Stage 1 just above the cloud deck – Photo: SpaceX Webcast

The successful landing of Block 4 Booster #1040 brought SpaceX’s total to 16 successful recoveries out of 21 tries, involving 14 different boosters (two re-flown boosters were recovered). For landing on land, SpaceX is keeping a perfect 7/7 record and Thursday’s landing was the 12th successful recovery in a row.

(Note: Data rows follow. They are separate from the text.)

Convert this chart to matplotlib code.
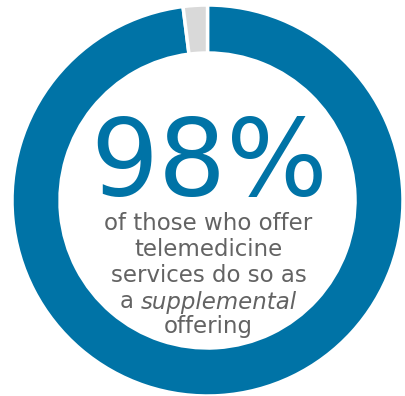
import matplotlib
matplotlib.use('Agg')
import matplotlib.pyplot as plt

# Data: share offering telemedicine as supplemental
labels = ['Supplemental', 'Other']
shares = [98, 2]
colors = ['#0073A6', '#D9D9D9']

big_label = '98%'
caption = ['of those who offer', 'telemedicine', 'services do so as']
last_lines = [('a ', 'supplemental'), ('offering', '')]

W, H = 406, 396
fig = plt.figure(figsize=(W / 100, H / 100), dpi=100)
ax = fig.add_axes([0, 0, 1, 1])

cx, cy, r = 207.5, H - 200.5, 195.5
ax.pie(shares, colors=colors, startangle=90, counterclock=False,
       center=(cx, cy), radius=r, frame=True,
       wedgeprops=dict(width=48, edgecolor='white', linewidth=2.5))
ax.set_xlim(0, W)
ax.set_ylim(0, H)
ax.set_aspect('equal')
ax.axis('off')

font = 'DejaVu Sans'
grey = '#636363'
ax.text(cx + 2, H - 166, big_label, ha='center', va='center', fontsize=77,
        color='#0073A6', family=font)

fs = 16.5
y0 = 224
step = 26
for i, line in enumerate(caption):
    ax.text(cx + 1, H - (y0 + i * step), line, ha='center', va='center',
            fontsize=fs, color=grey, family=font)

# mixed style line: "a supplemental"
renderer = fig.canvas.get_renderer()
ya = H - (y0 + 3 * step)
t1 = ax.text(0, ya, last_lines[0][0], ha='left', va='center', fontsize=fs,
             color=grey, family=font)
t2 = ax.text(0, ya, last_lines[0][1], ha='left', va='center', fontsize=fs,
             color=grey, family=font, style='italic')
w1 = t1.get_window_extent(renderer).width
w2 = t2.get_window_extent(renderer).width
left = cx + 1 - (w1 + w2) / 2
t1.set_x(left)
t2.set_x(left + w1)

ax.text(cx + 1, H - (y0 + 4 * step - 2), last_lines[1][0], ha='center', va='center',
        fontsize=fs, color=grey, family=font)

fig.savefig('out.png', dpi=100)
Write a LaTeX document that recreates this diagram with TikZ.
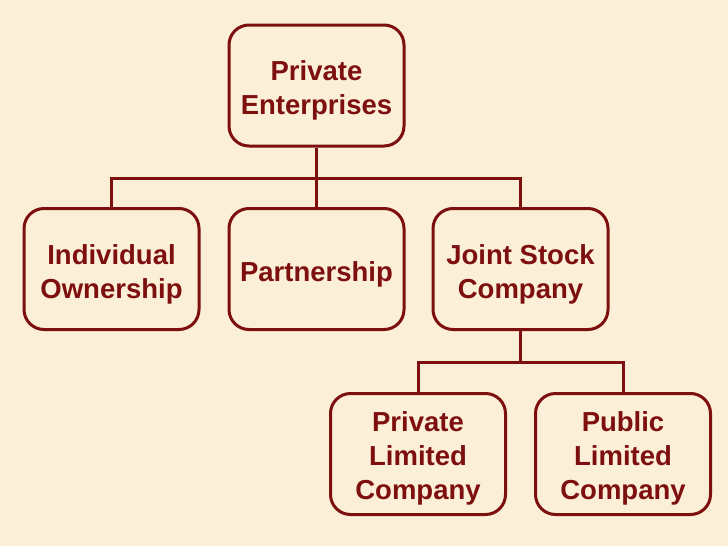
\documentclass[tikz,border=0pt]{standalone}
\usepackage{fontspec}
\setmainfont{Liberation Sans}
\definecolor{bg}{RGB}{251,239,215}
\definecolor{maroon}{RGB}{125,15,15}
\begin{document}
\begin{tikzpicture}[x=1pt,y=-1pt,
  box/.style={draw=maroon, line width=3pt, rounded corners=20pt, minimum width=175pt, minimum height=121pt, inner sep=0pt},
  lbl/.style={align=center, text=maroon, font=\fontsize{27.5}{34}\selectfont\bfseries, inner sep=0pt},
  conn/.style={draw=maroon, line width=3pt}]
\fill[bg] (0,0) rectangle (728,546);
\useasboundingbox (0,0) rectangle (728,546);
\node[box] (pe) at (316.5,85.5) {};
\node[box] (io) at (111.5,269) {};
\node[box] (pa) at (316.5,269) {};
\node[box] (js) at (520.5,269) {};
\node[box] (pl) at (418,454) {};
\node[box] (ul) at (623,454) {};
\node[lbl] (pet) at ([yshift=-5pt]pe.center) {Private\\Enterprises};
\node[lbl] (iot) at ([yshift=-5pt]io.center) {Individual\\Ownership};
\node[lbl] (pat) at ([yshift=-5pt]pa.center) {Partnership};
\node[lbl] (jst) at ([yshift=-5pt]js.center) {Joint Stock\\Company};
\node[lbl] (plt) at ([yshift=-4pt]pl.center) {Private\\Limited\\Company};
\node[lbl] (ult) at ([yshift=-4pt]ul.center) {Public\\Limited\\Company};
\coordinate (b1) at (316.5,178);
\coordinate (b2) at (520.5,362);
\draw[conn] (pe.south) -- (pa.north);
\draw[conn] (io.north) |- (b1) -| (js.north);
\draw[conn] (js.south) -- (b2);
\draw[conn] (pl.north) |- (b2) -| (ul.north);
\end{tikzpicture}
\end{document}
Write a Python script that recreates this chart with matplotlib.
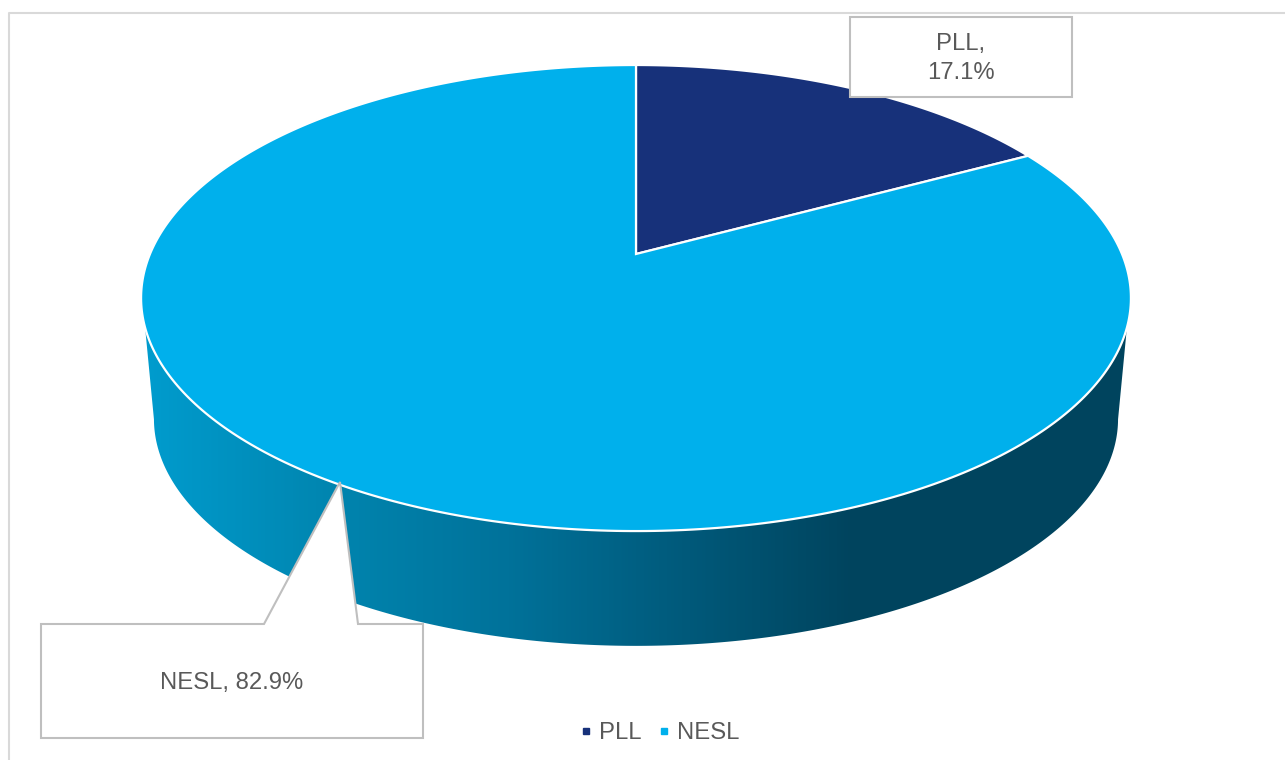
#!/usr/bin/env python3
"""
3D style pie chart of PLL / NESL share, drawn in pixel coordinates.
"""

import matplotlib
matplotlib.use('Agg')
import matplotlib.pyplot as plt
from matplotlib.colors import LinearSegmentedColormap
from matplotlib.lines import Line2D
from matplotlib.patches import Polygon
import numpy as np

# Data
categories = ['PLL', 'NESL']
shares = [17.1, 82.9]
colors = ['#17317A', '#00B0EC']
callouts = ['PLL,\n17.1%', 'NESL, 82.9%']

plt.rcParams['font.family'] = ['Liberation Sans', 'DejaVu Sans']
TEXT = '#595959'
BOX = '#BFBFBF'

fig = plt.figure(figsize=(12.85, 7.6), dpi=100)
ax = fig.add_axes([0, 0, 1, 1])
ax.set_xlim(0, 1285)
ax.set_ylim(760, 0)
ax.axis('off')

# Perspective of the disc, fitted to the picture
CX, CY = 636, 254
A, B, K = 486, 224.7, 0.189
DEPTH_SHIFT, DEPTH_SCALE = 122, 0.974


def project(theta, r=1.0, shift=0, scale=1.0):
    """theta is clockwise from 12 o'clock, radians."""
    u = r * np.sin(theta)
    v = r * np.cos(theta)
    d = 1 + K * v
    return CX + scale * A * u / d, CY + shift - scale * B * v / d


# Side wall: front part of top rim + front part of bottom rim
t = np.linspace(0, 2 * np.pi, 721)
tx, ty = project(t)
top_front = ty >= 327
order = np.argsort(tx[top_front])
top_pts = np.column_stack([tx[top_front][order], ty[top_front][order]])
bx, by = project(t, shift=DEPTH_SHIFT, scale=DEPTH_SCALE)
bot_front = by >= 419
order = np.argsort(bx[bot_front])[::-1]
bot_pts = np.column_stack([bx[bot_front][order], by[bot_front][order]])
wall = Polygon(np.vstack([top_pts, bot_pts]), closed=True, facecolor='none', edgecolor='none')
ax.add_patch(wall)

wall_cmap = LinearSegmentedColormap.from_list('wall', [
    (0.00, '#009CCE'),
    (0.20, '#0084AE'),
    (0.37, '#00729A'),
    (0.50, '#006083'),
    (0.72, '#00445E'),
    (1.00, '#00455F'),
])
grad = np.linspace(0, 1, 600).reshape(1, -1)
im = ax.imshow(grad, cmap=wall_cmap, extent=[141, 1131, 660, 300], aspect='auto', zorder=1)
im.set_clip_path(wall)
ax.set_xlim(0, 1285)
ax.set_ylim(760, 0)

# Top face slices
start = 0.0
total = sum(shares)
for val, col in zip(shares, colors):
    end = start + 2 * np.pi * val / total
    a = np.linspace(start, end, 400)
    x, y = project(a)
    pts = np.column_stack([np.r_[CX, x], np.r_[CY, y]])
    ax.add_patch(Polygon(pts, closed=True, facecolor=col, edgecolor='white',
                         linewidth=1.6, zorder=2))
    start = end

# Callouts
ax.add_patch(Polygon([(850, 17), (1072, 17), (1072, 97), (850, 97)], closed=True,
                     facecolor='white', edgecolor=BOX, linewidth=1.5, zorder=3))
ax.add_patch(Polygon([(41, 624), (264, 624), (340, 482), (358, 624), (423, 624),
                      (423, 738), (41, 738)], closed=True,
                     facecolor='white', edgecolor=BOX, linewidth=1.5, zorder=3))
ax.text(961, 58.5, callouts[0], fontsize=17.2, color=TEXT, ha='center', va='center',
        linespacing=1.42, zorder=4)
ax.text(232, 683.5, callouts[1], fontsize=17.2, color=TEXT, ha='center', va='center', zorder=4)

# Chart frame, only left and top show
ax.plot([9, 9, 1285], [760, 13, 13], color='#D9D9D9', linewidth=1.5, zorder=0)

# Legend
handles = [Line2D([], [], linestyle='none', marker='s', markersize=5, color=c) for c in colors]
ax.legend(handles, categories, ncol=2, loc='center', bbox_to_anchor=(659, 733),
          bbox_transform=ax.transData, frameon=False, fontsize=17.2, labelcolor=TEXT,
          handlelength=0.6, handletextpad=0.25, columnspacing=0.66, borderpad=0)

fig.savefig('out.png', dpi=100)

While the first stage was going through the motions for landing, the second stage was tasked with earning the money via delivering the X-37B to orbit. Ignition of the MVac engine of the second stage was confirmed shortly after staging and onboard footage from the first stage showed the 13-meter long payload fairing halves tumbling away from the upper stage after separating outside the dense atmosphere. It is unknown whether Thursday’s mission featured a fairing recovery attempt.

Photo: SpaceX Webcast

The expectation for a Low Earth Orbit delivery by Falcon 9 would be for the second stage to reach its target orbit with a single burn, but no information on Thursday’s flight profile was provided. The re-entry area of the second stage over the ocean between Australia and Antarctica points to a major inclination change to occur at some point during second stage flight as the initial heading of Falcon 9 pointed toward a 43-degree orbit and the entry zone is more indicative of a 60-70-degree orbit.

A possibility would be a fairly large dogleg maneuver during the second stage burn to satisfy OTV-5’s requirement of a higher-inclination than its predecessors. The second stage re-entry zone is in effect from T+3 hours and 54 minutes, indicating a fairly long coast will be performed by the vehicle prior to disposal – possibly to deploy secondary payloads.

Successful OTV-5 deployment was confirmed by the Air Force later on Thursday and it is now up to the satellite tracking community to spot the craft in its classified orbit.